Muerte en Buenos Aires

Crítica de David Obarrio - Cinemarama

Todos se llaman Kevin

Hay películas que nacen condenadas. Empujadas al descrédito, al escarnio o al ridículo, incluso al odio. Muerte en Buenos Aires es el blanco perfecto para un destino semejante –la clase de presa que parece estar esperando dócilmente ser despedazada– pero es también, con un impulso por lo menos desvergonzado, la que logra escabullirse de él: porque se desentiende de sus enemigos, porque no le importan, porque no les teme, porque sus objeciones no le conciernen.
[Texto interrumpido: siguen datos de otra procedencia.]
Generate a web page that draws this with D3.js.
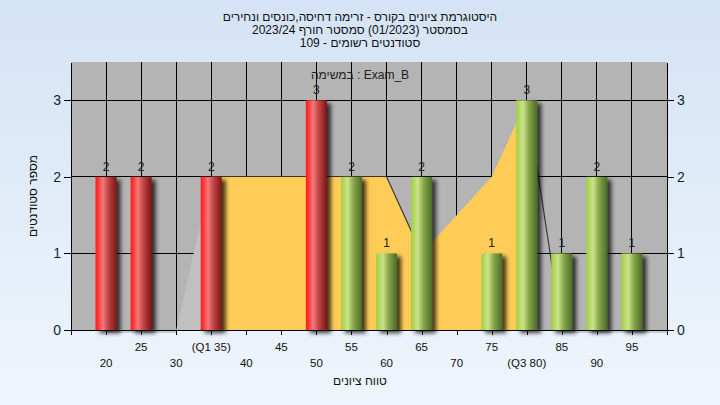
<!DOCTYPE html>
<html>
<head>
<meta charset="utf-8">
<script src="https://cdn.jsdelivr.net/npm/d3@7/dist/d3.min.js"></script>
<style>
  html, body { margin: 0; padding: 0; }
  body { width: 720px; height: 405px; overflow: hidden; }
  text { font-family: "Liberation Sans", Arial, sans-serif; }
</style>
</head>
<body>
<svg id="chart" width="720" height="405"></svg>
<script>
// ---- data ----
const categories = ["20","25","30","35","40","45","50","55","60","65","70","75","80","85","90","95"];
const tickLabels = ["20","25","30","(Q1 35)","40","45","50","55","60","65","70","75","(Q3 80)","85","90","95"];
const counts = [2,2,0,2,0,0,3,2,1,2,0,1,3,1,2,1];
const rangeArea = [0,0,0,2,2,2,2,2,2,1,1.5,2,3,0,0,0];
const passMark = 55;
const q1 = "35", q3 = "80";
const yTicks = [0,1,2,3];
const titleLines = [
  "היסטוגרמת ציונים בקורס - זרימה דחיסה,כונסים ונחירים",
  "בסמסטר  (01/2023)  סמסטר חורף 2023/24",
  "סטודנטים רשומים - 109"
];
const subtitle = "במשימה : Exam_B";
const xTitle = "טווח ציונים";
const yTitle = "מספר סטודנטים";

// ---- layout ----
const W = 720, H = 405;
const plot = {left: 71, right: 667, top: 62, bottom: 330};

const svg = d3.select("#chart");
const defs = svg.append("defs");

// background gradient
const bg = defs.append("linearGradient").attr("id","bg").attr("x1",0).attr("y1",0).attr("x2",0).attr("y2",1);
bg.append("stop").attr("offset","0%").attr("stop-color","#d4e3f5");
bg.append("stop").attr("offset","100%").attr("stop-color","#eff5fc");

function cyl(id, stops) {
  const g = defs.append("linearGradient").attr("id",id).attr("x1",0).attr("y1",0).attr("x2",1).attr("y2",0);
  stops.forEach(s => g.append("stop").attr("offset", s[0]).attr("stop-color", s[1]));
}
cyl("redBar", [["0%","#ff1c1c"],["12%","#ff3434"],["35%","#f27a7a"],["60%","#c24646"],["100%","#7c1616"]]);
cyl("greenBar", [["0%","#a4cf48"],["12%","#b0d65a"],["32%","#cbe48c"],["60%","#86a648"],["100%","#4c6a2a"]]);

const shadow = defs.append("filter").attr("id","shadow").attr("x","-50%").attr("y","-10%").attr("width","200%").attr("height","130%");
shadow.append("feGaussianBlur").attr("in","SourceAlpha").attr("stdDeviation",2).attr("result","b");
shadow.append("feOffset").attr("in","b").attr("dx",4).attr("dy",3).attr("result","o");
shadow.append("feComponentTransfer").attr("in","o").attr("result","s")
  .append("feFuncA").attr("type","linear").attr("slope",0.75);
const merge = shadow.append("feMerge");
merge.append("feMergeNode").attr("in","s");
merge.append("feMergeNode").attr("in","SourceGraphic");

svg.append("rect").attr("width",W).attr("height",H).attr("fill","url(#bg)");

// scales
const x = d3.scalePoint().domain(categories).range([plot.left, plot.right]).padding(1);
const y = d3.scaleLinear().domain([0, 3.5]).range([plot.bottom, plot.top]);
const step = x.step();
const barW = step * 0.6;

// plot background
svg.append("rect").attr("x",plot.left).attr("y",plot.top)
  .attr("width",plot.right-plot.left).attr("height",plot.bottom-plot.top).attr("fill","#b4b4b4");

// gridlines
const grid = svg.append("g");
grid.selectAll("line.v").data(categories).join("line")
  .attr("x1", d => x(d)).attr("x2", d => x(d))
  .attr("y1", plot.top).attr("y2", plot.bottom)
  .attr("stroke","#000").attr("stroke-width",1).attr("shape-rendering","crispEdges");
grid.selectAll("line.h").data(yTicks.filter(v => v > 0)).join("line")
  .attr("x1", plot.left).attr("x2", plot.right)
  .attr("y1", d => y(d)).attr("y2", d => y(d))
  .attr("stroke","#000").attr("stroke-width",1).attr("shape-rendering","crispEdges");

// range area (Q1..Q3 yellow, left tail light grey)
const areaData = categories.map((c,i) => ({c, v: rangeArea[i]}));
const area = d3.area().x(d => x(d.c)).y0(y(0)).y1(d => y(d.v));
defs.append("clipPath").attr("id","clipQ").append("rect")
  .attr("x", x(q1)).attr("y", plot.top).attr("width", x(q3) - x(q1)).attr("height", plot.bottom - plot.top);
defs.append("clipPath").attr("id","clipL").append("rect")
  .attr("x", plot.left).attr("y", plot.top).attr("width", x(q1) - plot.left).attr("height", plot.bottom - plot.top);
svg.append("path").datum(areaData).attr("d", area).attr("fill","#c0c0c0").attr("clip-path","url(#clipL)");
svg.append("path").datum(areaData).attr("d", area).attr("fill","#ffcc58").attr("clip-path","url(#clipQ)");
// descending edges
const segs = [];
for (let i = 0; i < areaData.length - 1; i++) {
  if (areaData[i+1].v < areaData[i].v) segs.push([areaData[i], areaData[i+1]]);
}
svg.selectAll("line.edge").data(segs).join("line")
  .attr("x1", d => x(d[0].c)).attr("y1", d => y(d[0].v))
  .attr("x2", d => x(d[1].c)).attr("y2", d => y(d[1].v))
  .attr("stroke","#3a3a3a").attr("stroke-width",1.2);

// baseline edges for zero-area tails
const zeroRuns = [[categories[0], categories[2]], [categories[13], null]];
svg.selectAll("line.base").data(zeroRuns).join("line")
  .attr("x1", d => x(d[0])).attr("x2", d => d[1] ? x(d[1]) : plot.right)
  .attr("y1", y(0) + 2).attr("y2", y(0) + 2)
  .attr("stroke","#9aa4b0").attr("stroke-width",1);

// bars
const barData = categories.map((c,i) => ({c, v: counts[i]})).filter(d => d.v > 0);
svg.append("g").selectAll("rect").data(barData).join("rect")
  .attr("x", d => x(d.c) - barW/2)
  .attr("y", d => y(d.v))
  .attr("width", barW)
  .attr("height", d => y(0) - y(d.v))
  .attr("fill", d => +d.c >= passMark ? "url(#greenBar)" : "url(#redBar)")
  .attr("filter","url(#shadow)");

// value labels
svg.append("g").selectAll("text").data(barData).join("text")
  .attr("x", d => x(d.c)).attr("y", d => y(d.v) - 6)
  .attr("text-anchor","middle").attr("font-size",12).attr("fill","#1a1a1a")
  .text(d => d.v);

// axes
const axL = d3.axisLeft(y).tickValues(yTicks).tickSize(7).tickSizeOuter(0).tickPadding(3).tickFormat(d3.format("d"));
const axR = d3.axisRight(y).tickValues(yTicks).tickSize(7).tickSizeOuter(0).tickPadding(3).tickFormat(d3.format("d"));
const axB = d3.axisBottom(x).tickSize(5).tickSizeOuter(5).tickFormat("");
const gL = svg.append("g").attr("transform",`translate(${plot.left},0)`).call(axL);
const gR = svg.append("g").attr("transform",`translate(${plot.right},0)`).call(axR);
const gB = svg.append("g").attr("transform",`translate(0,${plot.bottom})`).call(axB);
[gL,gR,gB].forEach(g => {
  g.selectAll("path,line").attr("stroke","#000").attr("shape-rendering","crispEdges");
  g.selectAll("text").attr("font-size",14).attr("fill","#0e1e3a").attr("font-family","Liberation Sans, Arial, sans-serif");
});

// x tick labels, staggered
svg.append("g").selectAll("text").data(categories).join("text")
  .attr("x", d => x(d))
  .attr("y", (d,i) => i % 2 === 1 ? 351 : 367)
  .attr("text-anchor","middle").attr("font-size",11.5).attr("fill","#111")
  .text((d,i) => tickLabels[i]);

// titles
svg.append("g").selectAll("text").data(titleLines).join("text")
  .attr("x", 360).attr("y", (d,i) => 21 + i*13)
  .attr("text-anchor","middle").attr("direction","rtl").attr("font-size",12).attr("fill","#111")
  .text(d => d);
svg.append("text").attr("x",360).attr("y",79).attr("text-anchor","middle")
  .attr("font-size",12).attr("fill","#222").text(subtitle);
svg.append("text").attr("x",360).attr("y",385).attr("text-anchor","middle").attr("direction","rtl")
  .attr("font-size",12).attr("fill","#111").text(xTitle);
svg.append("text").attr("transform",`translate(37,${(plot.top+plot.bottom)/2}) rotate(-90)`)
  .attr("text-anchor","middle").attr("direction","rtl")
  .attr("font-size",12).attr("fill","#111").text(yTitle);
</script>
</body>
</html>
En la primera escena de la película un joven con uniforme de policía se yergue delante de cámara, ocupando casi la totalidad del plano; enseguida el personaje se mueve hacia un costado y deja ver, como en un pase mágico, una cama sobre la que yace el cuerpo ensangrentado de un hombre. Ese joven vestido de policía va entonces hacia el equipo de música, busca entre los discos de vinilo(la mano recorre una pila de discos y descarta Vasos y Besos, de Los Abuelos de la nada) y coloca en la bandeja uno cuya tapa está atravesada en letras grandes por la palabra Splendido. En cuanto empieza a sonar la música –una versión en castellano del clásico del pop italiano de los ochenta Splendido splendente– el policía se pone a bailar delante del cadáver. Son los primeros segundos de película y nos enfrentamos a una pregunta obligada, que formulamos en la oscuridad de la sala con una sonrisa solitaria de incredulidad en la cara: ¿Estamos ante un despropósito encantador o solo nos parece? Empieza una investigación por asesinato. El muerto es un personaje de peso, un miembro destacado de la alta sociedad porteña. El oficial a cargo (Demián Bichir) hace algunas preguntas y obtiene un nombre: Kevin. El nombre es una pista que lo conduce a su vez a un boliche gay: “Acá todos se llaman Kevin”, le dice el encargado del lugar al policía. La ambigüedad recorre de punta a punta una película cuyo tema es el misterio de la identidad en un sentido casi metafísico.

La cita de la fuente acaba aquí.